Governor Walz praised the passage of the PRO Act, claiming that Minnesotans said “loud and clear” in November that we wanted immediate legislation to give women and young girls the ability to freely abort their unborn children at any stage of their pregnancy. Implicit in passing the PRO Act was adopting a new legislative policy that says Minnesotans are no longer interested in protecting the lives of unborn children even after viability. According to Sen. Jennifer McEwen, DFL-Duluth: “These are our values, this is the practice in Minnesota. This is what we believe.”
Walz won just 13 of Minnesota’s 87 counties by an average margin of 16.81%. Jensen won the other 74 counties by an average margin of 29.05%. Walz won fewer counties than he did in 2018 (20) and much fewer than Dayton in 2014 (34).
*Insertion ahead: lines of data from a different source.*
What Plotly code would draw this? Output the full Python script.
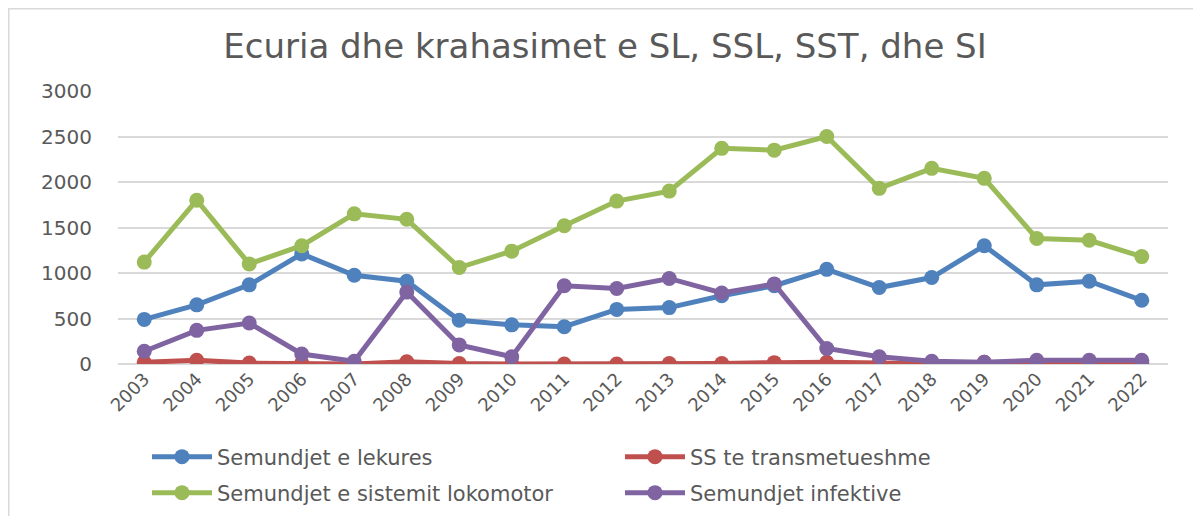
import plotly.graph_objects as go

years = [str(y) for y in range(2003, 2023)]
lekures = [490, 650, 870, 1210, 975, 910, 480, 430, 410, 600, 620, 750, 860, 1040, 840, 950, 1300, 870, 910, 700]
transmetueshme = [20, 40, 10, 10, 0, 25, 5, 0, 0, 0, 5, 5, 15, 20, 10, 0, 20, 5, 5, 10]
lokomotor = [1120, 1800, 1100, 1300, 1650, 1590, 1060, 1240, 1520, 1790, 1900, 2370, 2350, 2500, 1930, 2150, 2040, 1380, 1360, 1180]
infektive = [140, 370, 450, 110, 30, 790, 210, 80, 860, 830, 940, 780, 880, 170, 80, 30, 20, 40, 40, 40]

series = [
    ("Semundjet e lekures", lekures, "#4F81BD", "legend"),
    ("SS te transmetueshme", transmetueshme, "#C0504D", "legend"),
    ("Semundjet e sistemit lokomotor", lokomotor, "#9BBB59", "legend2"),
    ("Semundjet infektive", infektive, "#8064A2", "legend2"),
]

FONT = "DejaVu Sans, Liberation Sans, Arial"

fig = go.Figure()
for name, vals, col, lg in series:
    fig.add_trace(go.Scatter(
        x=years, y=vals, name=name, mode="lines+markers",
        line=dict(color=col, width=5),
        marker=dict(color=col, size=15),
        legend=lg,
    ))

W, H = 1201, 516
OFF = 8  # page body margin
# plot area in page coordinates: left 118, right 1168, top 91, bottom 364
ml = 118 - OFF
mt = 91 - OFF
mr = W - (1168 - OFF)
mb = H - (364 - OFF)
pw, ph = W - ml - mr, H - mt - mb

def px_x(p):  # figure px -> paper
    return (p - ml) / pw

def px_y(p):
    return (H - mb - p) / ph

def leg(ypage):
    return dict(orientation="h", xref="container", yref="container",
                x=(147 - OFF) / W, xanchor="left",
                y=1 - (ypage - OFF) / H, yanchor="middle",
                entrywidth=398, entrywidthmode="pixels",
                font=dict(size=21, color="#595959", family=FONT),
                itemwidth=60, bgcolor="rgba(0,0,0,0)")

fig.update_layout(
    width=W, height=H,
    margin=dict(l=ml, r=mr, t=mt, b=mb, autoexpand=False),
    paper_bgcolor="white", plot_bgcolor="white",
    font=dict(family=FONT, color="#595959", size=17),
    title=dict(text="Ecuria dhe krahasimet e SL, SSL, SST, dhe SI",
               x=(605 - OFF) / W, xref="container", xanchor="center",
               y=1 - (46 - OFF) / H, yanchor="middle",
               font=dict(size=34, color="#595959", family=FONT)),
    xaxis=dict(type="category", range=[-0.5, 19.5], showgrid=False,
               tickangle=-45, tickfont=dict(size=18, color="#595959"),
               ticks="", showline=False, zeroline=False),
    yaxis=dict(range=[0, 3000], dtick=500, showgrid=True, gridcolor="#D9D9D9",
               gridwidth=1.5, tickfont=dict(size=20, color="#595959"),
               ticks="", showline=False, zeroline=True, zerolinecolor="#D9D9D9",
               zerolinewidth=1.5, ticklabelstandoff=25),
    legend=leg(457),
    legend2=leg(493),
    shapes=[
        dict(type="line", xref="paper", yref="paper",
             x0=px_x(0), x1=px_x(W), y0=px_y(0), y1=px_y(0),
             line=dict(color="#D9D9D9", width=3), layer="below"),
        dict(type="line", xref="paper", yref="paper",
             x0=px_x(0), x1=px_x(0), y0=px_y(0), y1=px_y(H),
             line=dict(color="#D9D9D9", width=3), layer="below"),
    ],
)

fig.write_html("out.html")
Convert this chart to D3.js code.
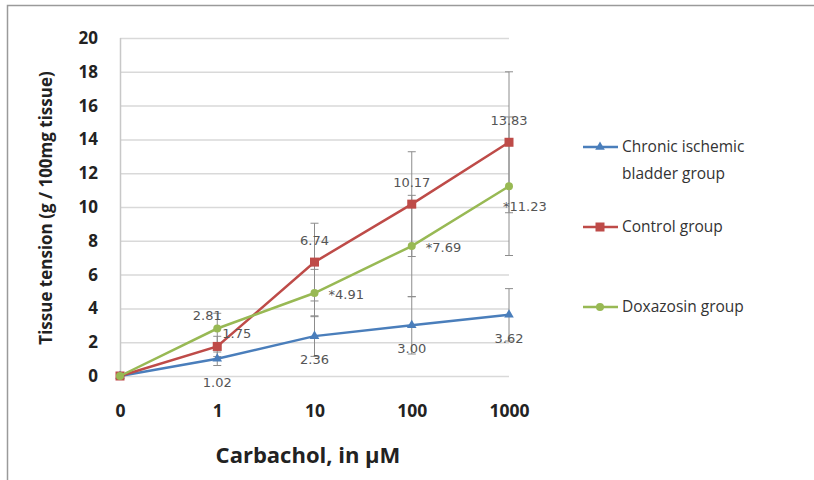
<!DOCTYPE html>
<html>
  <head>
    <script type="text/javascript" src="https://cdn.jsdelivr.net/npm/d3@7"></script>
    <style>
      body { margin: 0; background: #fff; }
      text { font-family: "Open Sans", "DejaVu Sans", sans-serif; }
    </style>
  </head>
  <body>
  <script type='text/javascript'>

    // data
    var doses = ["0", "1", "10", "100", "1000"];
    var ischemic = [0, 1.02, 2.36, 3.00, 3.62];
    var control = [0, 1.75, 6.74, 10.17, 13.83];
    var doxazosin = [0, 2.81, 4.91, 7.69, 11.23];
    var ischemicErr = [0, 0.4, 1.2, 1.7, 1.55];
    var controlErr = [0, 0.6, 2.3, 3.1, 4.17];
    var doxazosinErr = [0, 0.9, 1.4, 3.0, 4.1];
    var ischemicLabels = ["", "1.02", "2.36", "3.00", "3.62"];
    var controlLabels = ["", "1.75", "6.74", "10.17", "13.83"];
    var doxazosinLabels = ["", "2.81", "*4.91", "*7.69", "*11.23"];
    var yTicks = [0, 2, 4, 6, 8, 10, 12, 14, 16, 18, 20];

    var W = 814, H = 480;
    var svg = d3.select("body").append("svg")
        .attr("width", W)
        .attr("height", H);

    // frame
    svg.append("path")
        .attr("d", "M7.5,480 L7.5,5.5 L814,5.5")
        .attr("fill", "none")
        .attr("stroke", "#9a9a9a")
        .attr("stroke-width", 1.5);

    var x = d3.scalePoint().domain(doses).range([120, 509]);
    var y = d3.scaleLinear().domain([0, 20]).range([376, 38]);

    // gridlines
    svg.append("g").selectAll("line").data(yTicks).enter().append("line")
        .attr("x1", 120).attr("x2", 509)
        .attr("y1", function(d){ return y(d) + 0.5; })
        .attr("y2", function(d){ return y(d) + 0.5; })
        .attr("stroke", "#d9d9d9")
        .attr("stroke-width", 1.5);

    // y axis line
    svg.append("line")
        .attr("x1", 120.5).attr("x2", 120.5)
        .attr("y1", y(20)).attr("y2", y(0))
        .attr("stroke", "#c8c8c8")
        .attr("stroke-width", 1.5);

    // y axis
    var yAxis = d3.axisLeft(y).tickValues(yTicks).tickSize(0).tickPadding(22);
    var gy = svg.append("g").attr("transform", "translate(120,0)").call(yAxis);
    gy.select(".domain").remove();
    gy.selectAll("text")
        .attr("font-size", 17)
        .attr("font-weight", "bold")
        .attr("fill", "#222")
        .style("font-family", "'Open Sans', sans-serif");

    // x axis
    var xAxis = d3.axisBottom(x).tickSize(0).tickPadding(12);
    var gx = svg.append("g").attr("transform", "translate(0,393)").call(xAxis);
    gx.select(".domain").remove();
    gx.selectAll("text")
        .attr("font-size", 17.5)
        .attr("font-weight", "bold")
        .attr("fill", "#222")
        .style("font-family", "'Open Sans', sans-serif");

    // axis titles
    svg.append("text")
        .attr("transform", "translate(52,208) rotate(-90)")
        .attr("text-anchor", "middle")
        .attr("font-size", 17)
        .attr("font-weight", "bold")
        .attr("fill", "#222")
        .text("Tissue tension (g / 100mg tissue)");

    svg.append("text")
        .attr("x", 308).attr("y", 463)
        .attr("text-anchor", "middle")
        .attr("font-size", 22)
        .attr("font-weight", "bold")
        .attr("fill", "#222")
        .text("Carbachol, in \u00b5M");

    var series = [
      {name: "Chronic ischemic", name2: "bladder group", vals: ischemic, err: ischemicErr,
       labels: ischemicLabels, color: "#4a7ebb", marker: "triangle", ly: 147},
      {name: "Control group", vals: control, err: controlErr,
       labels: controlLabels, color: "#be4b48", marker: "square", ly: 227},
      {name: "Doxazosin group", vals: doxazosin, err: doxazosinErr,
       labels: doxazosinLabels, color: "#98b954", marker: "circle", ly: 307}
    ];

    // error bars
    series.forEach(function(s){
      var g = svg.append("g");
      s.vals.forEach(function(v, i){
        if (s.err[i] == 0) return;
        var cx = x(doses[i]);
        var lo = y(v - s.err[i]), hi = y(v + s.err[i]);
        g.append("line").attr("x1", cx).attr("x2", cx).attr("y1", lo).attr("y2", hi)
            .attr("stroke", "#8c8c8c").attr("stroke-width", 1);
        g.append("line").attr("x1", cx - 4).attr("x2", cx + 4).attr("y1", lo).attr("y2", lo)
            .attr("stroke", "#8c8c8c").attr("stroke-width", 1);
        g.append("line").attr("x1", cx - 4).attr("x2", cx + 4).attr("y1", hi).attr("y2", hi)
            .attr("stroke", "#8c8c8c").attr("stroke-width", 1);
      });
    });

    var line = d3.line()
        .x(function(d, i){ return x(doses[i]); })
        .y(function(d){ return y(d); });

    function marker(g, type, cx, cy, color){
      if (type == "square") {
        g.append("rect").attr("x", cx - 4.5).attr("y", cy - 4.5)
          .attr("width", 9).attr("height", 9).attr("fill", color);
      } else if (type == "circle") {
        g.append("circle").attr("cx", cx).attr("cy", cy).attr("r", 4).attr("fill", color);
      } else {
        g.append("path")
          .attr("d", d3.symbol().type(d3.symbolTriangle).size(40)())
          .attr("transform", "translate(" + cx + "," + cy + ")")
          .attr("fill", color);
      }
    }

    series.forEach(function(s){
      svg.append("path")
          .attr("d", line(s.vals))
          .attr("fill", "none")
          .attr("stroke", s.color)
          .attr("stroke-width", 2.5);
      var g = svg.append("g");
      s.vals.forEach(function(v, i){
        marker(g, s.marker, x(doses[i]), y(v), s.color);
      });
    });

    // data labels
    function label(tx, ty, txt, anchor){
      svg.append("text")
          .attr("x", tx).attr("y", ty)
          .attr("text-anchor", anchor || "middle")
          .attr("font-size", 13)
          .attr("fill", "#555")
          .style("font-family", "'DejaVu Sans', sans-serif")
          .text(txt);
    }

    ischemic.forEach(function(v, i){
      if (!ischemicLabels[i]) return;
      label(x(doses[i]), y(v) + 28, ischemicLabels[i]);
    });
    control.forEach(function(v, i){
      if (!controlLabels[i]) return;
      if (i == 1) label(x(doses[i]) + 5, y(v) - 8, controlLabels[i], "start");
      else label(x(doses[i]), y(v) - 17, controlLabels[i]);
    });
    doxazosin.forEach(function(v, i){
      if (!doxazosinLabels[i]) return;
      if (i == 1) label(x(doses[i]) - 10, y(v) - 9, doxazosinLabels[i]);
      else if (i == 4) label(x(doses[i]) - 6, y(v) + 25, doxazosinLabels[i], "start");
      else label(x(doses[i]) + 14, y(v) + 6, doxazosinLabels[i], "start");
    });

    // legend
    series.forEach(function(s){
      var g = svg.append("g");
      g.append("line").attr("x1", 583).attr("x2", 618)
          .attr("y1", s.ly).attr("y2", s.ly)
          .attr("stroke", s.color).attr("stroke-width", 2.5);
      marker(g, s.marker, 600, s.ly, s.color);
      g.append("text").attr("x", 622).attr("y", s.ly + 5)
          .attr("font-size", 15.5).attr("fill", "#333")
          .text(s.name);
      if (s.name2) {
        g.append("text").attr("x", 622).attr("y", s.ly + 32)
            .attr("font-size", 15.5).attr("fill", "#333")
            .text(s.name2);
      }
    });

  </script>
  </body>
</html>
Eleven of Walz’s 13 counties accounted for nearly 74% of the abortions reported by Minnesota residents in 2021. The remaining two (Cook and Lake) had no reported abortions. All but one of the 35 authors of the House version of the PRO Act, and all five authors of the Senate version, hail from just nine of Walz’s 13 counties. (The one outlier House author is from Anoka County, which voted for Jensen but had the fourth most reported abortions in 2021.) Including Anoka, Walz’s handful of supporting counties accounted for over 80% of Minnesotans’ abortions in 2021.
All 134 House seats and 67 Senate seats were up for grabs in November. The Democrats retained their same six-seat majority in the House and flipped one seat in the Senate to take a 34-33 majority.
That was Minnesotans’ loud and clear message to pass the PRO Act? No, it reflects only the Democrats’ close to sinful values and beliefs.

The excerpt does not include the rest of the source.